Monday, May 26, 2008

New Creation and Fun with Color





photos: Betsy Dynako

New Creation: a teaching unit for the Bb5 Sicilian.

First, a handout I go over and the kids are supposed to start memorizing, then scripted lesson plans to illustrate ideas and plans. Finally, a "memory markers" assessment/ review page (idea taken from the Perelshteyn/ Dzindi book) with key positions from the opening that kids have to remember.

Probably you need the Linares font to see diagrams. Sorry about that. If you know me or if you ask nicely, I'll email it to you. There's also some annoying minor formatting issues that I'm too lazy to fix.


Let me know if you find mistakes or have suggestions.

9 comments:

Tom Panelas said...

Elizabeth,

Would it be possible for you to take the handouts you have and convert them to PDF documents in which everything would display just as you see it (with the diagrams), then post those documents on the Web?

You don't need Adobe Acrobat to create a PDF doc. There are plenty of free conversion programs you can download. I use:

http://www.dopdf.com/

It works well. Once you have it downloaded and installed, the program appears as a printer in your printer menu. To convert a document to PDF you call up the document on your screen, hit File/Print, and then instead of selecting your usual printer you select this program, doPDF, hit OK, and it creates the document and saves it.

Would that make sense for these handouts?

Anonymous said...

Liz, it looks you've got a marketable book of your own in the making here. So, I recommend taking specific steps to protect your material via copyright, and not publishing it on the Web at all - where you're effectively giving it away to others who might print and sell it.

The material in this post goes light-years beyond the generic sort of chess instruction for kids that's fairly viewed as free, public-domain material. (I'm referring to stuff like how the horsey moves, how to mate with K+R, etc.)

I've already copied it into a Word file, and while I don't intend to steal/sell it myself, I might use it the same way I'd use a chess book I would have paid to buy.

I already have the Palliser book on Bb5 Sicilian, and tried and gave up employing the Moscow Variation because the main lines in his book (with Black playing ...e6 and ...d5, resulting in a pseudo-French formation with Black's only bad piece, the light-square-bishop, already traded off) didn't look that appealing for White.

Now, your matrial may spur me to give it another shot. So don't sell yourself short. (Still I must confess I wouldn't have purchased a book with you listed as the author. I admit that's plain old snob appeal, but I'm a victim of it as much as you are. Just this week I had to beg a GM - right after I'd defeated him in a game - to be my go-between to send a different game of mine to Chess Informant, since they won't look at anything sent in by a non-GM.)

Elizabeth Vicary said...

Thanks for the kind praise, anon1, but I'm happy to provide it if it helps children. Sharing lesson plans is pretty normal in the educational world, no? Also, if money was my main life objective, I'd be teaching in a private school.
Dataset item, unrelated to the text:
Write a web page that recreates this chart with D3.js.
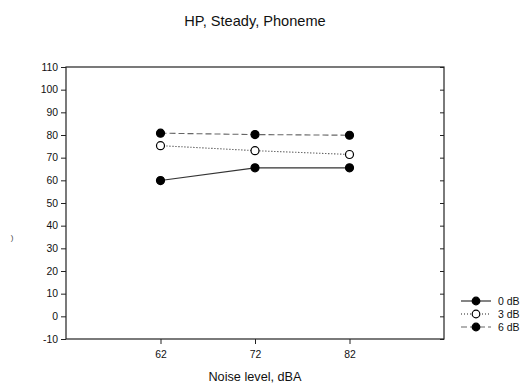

If anyone reading this works in the public schools or other non profit areas, feel free to email me at evicarynospam@yahoo.com (remove nospam obviously) and I'm happy to send you more lesson plans.

Elizabeth Vicary said...

Also, the handout is mostly written from the Palliser book (with additions from Dave Vigorito's chesslecture.com lectures. I'm glad it's useful. :)

Elizabeth Vicary said...

Tom-- it wouldn't let me save the file unless i had Acrobat.

If people really would like this, I'm happy to do it, I'm just lazy. Leave me a message if you want this-- at five I'm download whatever and convert it.

Tom Panelas said...

Bummer about the PDFs.

Actually, though, any one of us could reconstruct the diagrams--right?--as long as we can read FEN notation and have software that can generate diagrams.

I find Fritz good for diagrams. Also ChessVideos.tv.

If I have the time I'll take a crack at one or two of the handouts, and if they come out nice I'll send them to you. Thanks for posting them.

Anonymous said...

wow - this is way beyond the level of teaching in our program! your students are lucky to have such a dedicated teacher! i appreciate you disseminating this information and would definitely use it at my school.

Anonymous said...

Hi,

Really great articles.

Thanks!

Regards.

Anonymous said...

The yellow & blue you is without question the most haunting work of art I've ever seen on a chess site.

As a person who changes desktop backgrounds more often then pants I have to say this one might be around a little bit.